Still, the good intentions shine through, and the Thais are surprisingly able to adjust. Perhaps the robes, at striking odds with the Theravada style, helps foster the necessary adjustment. The Saffron robes by the way, are something that HHPCR finds appealing in colour, where we Westerners tend to prefer the less dayglow maroon of the Tibetans. He waved off the offer of a swap
Your robes too difficult to put on. They’ll fall off.
The topic of the initial talks, all 5 of them over 3 days at the Tawana hotel, was the 37 practices of Bodhisattvas. All 37 clauses were produced in Thai and English in a handy booklet, which gave a grounding and format to the 5 long sessions. Most of the teachings therein were nothing that you could not find in any other Buddhism – and here is the important point. Tibetan Buddhism carries an aura of secrecy, of superior ‘one-lifetime’ practices, of the esoteric and often bizarre. But in fact, pretty much all of Tibetan Buddhism, when it comes to the actual practise and insight, falls comfortably within the boundaries of any other lineage. This is probably why the Buddhist schools all get along in such jolly fashion. It also accounts for the easy acceptance of the ample Thai crowd, about half of which was dependent on the intermittent translations which Dr Tavisak did a good job of keeping concise.

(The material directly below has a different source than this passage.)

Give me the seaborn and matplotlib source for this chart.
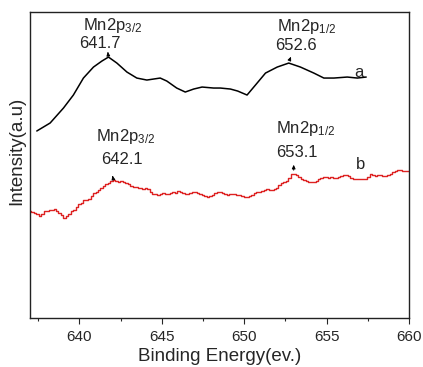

With button eyes and an ample torso, Rinpoche wielded a teddy bear like appeal, with all the associated warmth. On a personal level then it is easy to see then why the Thais, who called him by an honourific ‘Somdeth’ which in Thailand is reserved for only the 9 very highest ranking monks, would warm to his easy humour. But on the wider note it will be interesting to see where the Tibetan brand of Buddhism goes in this land of the Theravada. Tibetan Buddhism has a glittering array of often inconsistent practises, behaviours, suttas, styles and teachings both esoteric and exoteric. In appearance it is a long way from the noble etiquette and structured appeal of Pali Buddhism. There should be room for both of course, we are all friends, and the Bodhicitta, the motivation that played such a prominent part of the 37 practises, is common to all Buddhism.